Engaging in disagreements and fighting for truth is honorable and noble for the Christian. We are not to conform to the world's pattern of “living and let live” or allow a governing principle of “being nice” override our duty to speak what is true. But while fighting is honorable, Newton warns it is also dangerous. I have seen the contentious, self-inflating spirit he speaks of arise in many online figures; even at times myself. There is a kind of “savior complex” we right ones can very easily take on, believing it our noble duty to rectify every error we see. We and we alone are in the right. We are the ones thus appointed to bring the truth to bare against error in all its manifestations. Those who fall outside our narrow boundaries are forever on the outside and deserve only our disdain. This egotistical attitude causes us to lose the gentle spirit that is to characterize a Christian and replaces it with a proud one. Should we avoid that particular pitfall there is still a risk that fixating on error will withdraw “attention from those spiritual truths which are the food and immediate support of the life of faith.” 

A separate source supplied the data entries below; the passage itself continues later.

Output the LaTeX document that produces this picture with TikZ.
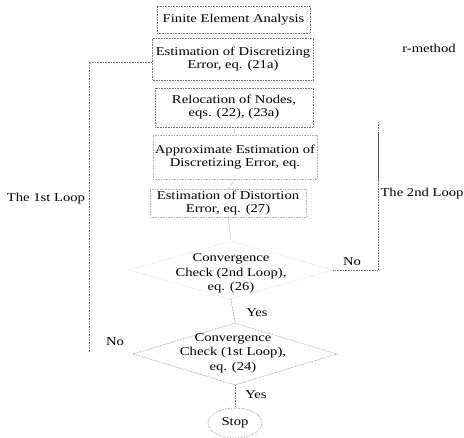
\documentclass[tikz,border=0pt]{standalone}
\usepackage{fontspec}
\setmainfont{Liberation Serif}[FakeStretch=1.22]
\usetikzlibrary{shapes.geometric}
\begin{document}
\begin{tikzpicture}[x=1pt,y=-1pt,
  txt/.style={font=\fontsize{12}{13}\selectfont, align=center, inner sep=0},
  dtxt/.style={font=\fontsize{12}{14.5}\selectfont, align=center, inner sep=0},
  box/.style={txt, draw=black!55, densely dotted, line width=0.6pt},
  fbox/.style={txt, draw=black!30, densely dotted, line width=0.6pt},
  dia/.style={diamond, draw=black!50, densely dotted, line width=0.6pt, inner sep=0},
  fdia/.style={diamond, draw=black!15, densely dotted, line width=0.6pt, inner sep=0},
  conn/.style={draw=black!55, densely dotted, line width=0.6pt},
  lbl/.style={txt}]
\useasboundingbox (0,0) rectangle (464,438);
\node[box, minimum width=153, minimum height=27] (fea) at (233.5,19.5) {Finite Element Analysis};
\node[box, minimum width=161, minimum height=42] (est) at (233,59) {Estimation of Discretizing\\Error, eq. (21a)};
\node[box, minimum width=158, minimum height=39] (reloc) at (234,107.5) {Relocation of Nodes,\\eqs. (22), (23a)};
\node[fbox, minimum width=164, minimum height=44] (approx) at (235,157) {Approximate Estimation of\\Discretizing Error, eq.};
\node[fbox, minimum width=156, minimum height=28] (dist) at (228,203) {Estimation of Distortion\\Error, eq. (27)};
\node[fdia, minimum width=204, minimum height=58] (c2) at (231,270) {};
\node[dtxt] (c2t) at (231,273.5) {Convergence\\Check (2nd Loop),\\eq. (26)};
\node[dia, minimum width=204, minimum height=62] (c1) at (235,354) {};
\node[dtxt] (c1t) at (233,353) {Convergence\\Check (1st Loop),\\eq. (24)};
\node[ellipse, draw=black!55, densely dotted, line width=0.6pt, minimum width=54, minimum height=30, inner sep=0, txt] (stop) at (235,423) {Stop};

\draw[conn] (fea.south) -- (est.north);
\draw[conn] (est.south) -- (reloc.north);
\draw[conn] (reloc.south) -- (approx.north);
\draw[conn] (approx.south) -- (dist.north);
\draw[conn] (dist.south) -- (c2.north);
\draw[conn] (c2.south) -- (c1.north);
\draw[conn] (c1.south) -- (stop.north);

\coordinate (l1b) at (89,352);
\coordinate (l1t) at (89,62);
\draw[conn] (l1b) -- (l1t) -- (est.west |- l1t);
\coordinate (l2b) at (378,270);
\coordinate (l2t) at (378,122);
\coordinate (l2s1) at (378,133);
\coordinate (l2s2) at (378,180);
\draw[conn] (c2.east) -- (l2b) -- (l2t);
\draw[draw=black!65, line width=0.6pt] (l2s1) -- (l2s2);

\node[lbl] (yes1) at (257,313) {Yes};
\node[lbl] (yes2) at (256,395) {Yes};
\node[lbl] (no1) at (115,342) {No};
\node[lbl] (no2) at (352,262) {No};
\node[lbl] (loop1) at (46,199) {The 1st Loop};
\node[lbl] (loop2) at (422,194) {The 2nd Loop};
\node[lbl] (rm) at (429,48) {r-method};
\end{tikzpicture}
\end{document}
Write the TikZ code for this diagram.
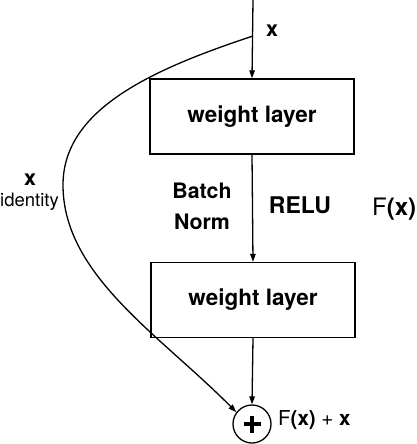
\documentclass[tikz,border=0pt]{standalone}
\usepackage{fontspec}
\setmainfont{TeX Gyre Heros}
\usetikzlibrary{arrows.meta}
\tikzset{
  box/.style={draw, line width=1.4pt, minimum width=204pt, minimum height=75pt, inner sep=0pt,
    font=\fontsize{22.5}{27}\selectfont\bfseries},
  lbl/.style={inner sep=0pt, font=\fontsize{21.5}{25}\selectfont\bfseries},
  conn/.style={line width=1.3pt, -{Triangle[length=8pt,width=5.5pt]}},
  sumnode/.style={circle, draw, line width=1.3pt, minimum size=38pt, inner sep=0pt}
}
\begin{document}
\begin{tikzpicture}[x=1pt,y=-1pt]
\useasboundingbox (0,0) rectangle (416,444);
% nodes
\node[box] (w1) at (252,116.5) {weight layer};
\node[box] (w2) at (253,300) {weight layer};
\node[sumnode] (sum) at (252,424) {};
\coordinate (top) at (253,0);
\coordinate (split) at (253,36);
% labels
\node[lbl] (xin) at (272,31) {x};
\node[lbl, align=center, font=\fontsize{21.3}{31}\selectfont\bfseries] (bn) at (202,206) {Batch\\Norm};
\node[lbl, font=\fontsize{23}{27}\selectfont\bfseries] (relu) at (300,205) {RELU};
\node[inner sep=0pt, anchor=west, font=\fontsize{24}{28}\selectfont] (fx) at (372,209) {F\textbf{(x)}};
\node[lbl] (xid) at (30,180) {x};
\node[inner sep=0pt, font=\fontsize{18.5}{22}\selectfont] (ident) at (29.5,202) {identity};
\node[inner sep=0pt, anchor=west, font=\fontsize{20.5}{24}\selectfont] (out) at (278,420) {F\textbf{(x)} + \textbf{x}};
% connectors
\draw[conn] (top) -- (w1.north);
\draw[conn] (w1.south) -- (w2.north);
\draw[conn] (w2.south) -- (sum.north);
\draw[conn] (split) .. controls (150,70) and (63,110) .. (63,185)
  .. controls (63,275) and (160,335) .. (sum.143);
% plus sign
\draw[line width=4.5pt] (sum.center) ++(-8.5,0) -- ++(17,0);
\draw[line width=4.5pt] (sum.center) ++(0,-8.5) -- ++(0,17);
\end{tikzpicture}
\end{document}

I have discovered exactly this second point to be true: continual digestion of “what is wrong with” content--what is wrong with evangelicalism, what is wrong with the Democrats, what is wrong with Critical Race Theory, what is wrong with this particular teacher--is not a sustainable diet for the Christian life. There is a place for it. Surely, we need to be aware of the insidious errors permeating our culture, but it cannot be the majority of what we consume. There is no life in “what is wrong with” content, there is no food offered for the soul. Over indulging in it only expends my energy and gives further hopelessness to my outlook. Errors are unlimited, my time and my mind and my outrage are not. What I need is more gospel. I need more Christ. I need more Christianity 101. I need to be given something I can take hold of and cling to; to be reminded over and over again who my portion is in this present moment. It is not a preoccupation with error which will carry me through the undulations of life, only a positive and frequent gaze at Christ.

The Christian life is such a narrow road. Errors encompass all around, so much so that even in being right and proclaiming truth, sin still remains crouching at the door.

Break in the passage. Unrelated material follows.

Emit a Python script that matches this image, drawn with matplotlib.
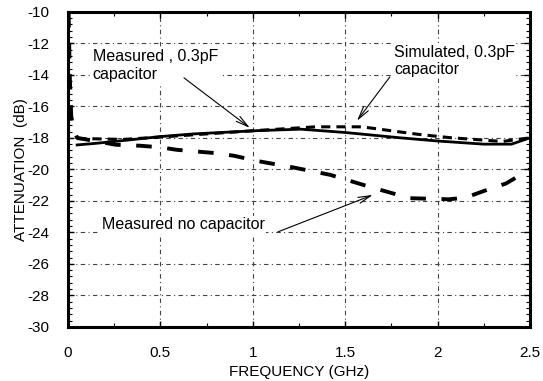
import matplotlib
matplotlib.use('Agg')
import matplotlib.pyplot as plt
from matplotlib.ticker import MultipleLocator

plt.rcParams['font.family'] = ['Liberation Sans', 'DejaVu Sans']

# measured, 0.3pF capacitor (solid)
f_meas = [0.05, 0.15, 0.3, 0.5, 0.68, 0.93, 1.03, 1.26, 1.5, 1.8, 2.0, 2.25, 2.4, 2.5]
a_meas = [-18.45, -18.35, -18.17, -17.92, -17.75, -17.6, -17.54, -17.45, -17.66,
          -18.0, -18.2, -18.4, -18.4, -18.0]

# simulated, 0.3pF capacitor (short dashes)
f_sim = [0.05, 0.1, 0.3, 0.5, 0.75, 1.0, 1.34, 1.59, 1.89, 2.06, 2.35, 2.5]
a_sim = [-18.05, -18.05, -18.1, -17.95, -17.75, -17.55, -17.3, -17.3, -17.77,
         -17.98, -18.23, -18.0]

# measured, no capacitor (long dashes)
f_nocap = [0.004, 0.01, 0.018, 0.03, 0.05, 0.26, 0.39, 0.5, 0.59, 0.70, 0.80, 0.9, 1.02,
           1.22, 1.42, 1.63, 1.85, 2.06, 2.15, 2.28, 2.37, 2.5]
a_nocap = [-10.0, -14.0, -16.6, -17.4, -18.0, -18.44, -18.5, -18.6, -18.76, -18.87, -18.97,
           -19.14, -19.46, -19.88, -20.35, -21.1, -21.83, -21.9, -21.8, -21.25,
           -20.9, -20.0]

fig = plt.figure(figsize=(5.43, 3.81), dpi=100)
ax = fig.add_axes([0.125, 0.142, 0.851, 0.827])

ax.plot(f_meas, a_meas, color='black', lw=2.0, ls='-')
ax.plot(f_sim, a_sim, color='black', lw=2.2, ls=(0, (3, 2)))
ax.plot(f_nocap, a_nocap, color='black', lw=2.8, ls=(0, (4, 4)))

ax.set_xlim(0, 2.5)
ax.set_ylim(-30, -10)
ax.xaxis.set_major_locator(MultipleLocator(0.5))
ax.xaxis.set_minor_locator(MultipleLocator(0.25))
ax.yaxis.set_major_locator(MultipleLocator(2))
ax.yaxis.set_minor_locator(MultipleLocator(0.4))
ax.xaxis.set_major_formatter(plt.FuncFormatter(lambda v, p: f'{v:g}'))
ax.yaxis.set_major_formatter(plt.FuncFormatter(lambda v, p: f'{v:g}'))

ax.tick_params(which='both', direction='in', top=True, right=True, labelsize=11)
ax.tick_params(which='major', length=4, width=1)
ax.tick_params(which='minor', length=3, width=0.8)
ax.tick_params(axis='x', which='major', pad=14)
ax.tick_params(axis='y', which='major', pad=13)
ax.grid(True, which='major', color='#444444', lw=0.8, ls=(0, (4, 3, 1, 3)))
for s in ax.spines.values():
    s.set_linewidth(2.2)

ax.set_xlabel('FREQUENCY (GHz)', fontsize=11, labelpad=3)
ax.set_ylabel('ATTENUATION  (dB)', fontsize=11, labelpad=0)

arrow = dict(arrowstyle='->,head_length=0.9,head_width=0.22', color='black', lw=0.8,
             shrinkA=0, shrinkB=0)
box = dict(fc='white', ec='none', pad=1)

ax.text(0.135, -13.4, 'Measured , 0.3pF\ncapacitor', fontsize=11.5, va='center',
        ha='left', bbox=box)
ax.annotate('', xy=(0.985, -17.37), xytext=(0.628, -14.19), arrowprops=arrow)
ax.text(1.764, -13.11, 'Simulated, 0.3pF\ncapacitor', fontsize=11.5, va='center',
        ha='left', bbox=box)
ax.annotate('', xy=(1.564, -16.92), xytext=(1.742, -14.13), arrowprops=arrow)
ax.text(0.184, -23.52, 'Measured no capacitor', fontsize=11.5, va='center', ha='left',
        bbox=box)
ax.annotate('', xy=(1.65, -21.62), xytext=(1.136, -23.97), arrowprops=arrow)

fig.savefig('out.png', dpi=100)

So fight the good fight, but be cautious as you enter the fray. Be aware of what is wrong with the world, but do not let it consume you. Speak the truth, but do so in love—perhaps even with tears in your eyes. Pray for those who stand against you. “As God’s chosen people…clothe yourselves with compassion, kindness, humility, gentleness and patience” (Col 3:12). And remember it is only by the grace of God that our position is not reversed and we are not in the same error as those we now oppose.   

**

“There is a principle of SELF, which disposes us to despise those who differ from us; and we are often under its influence, when we think we are only showing a fitting zeal in the cause of God.”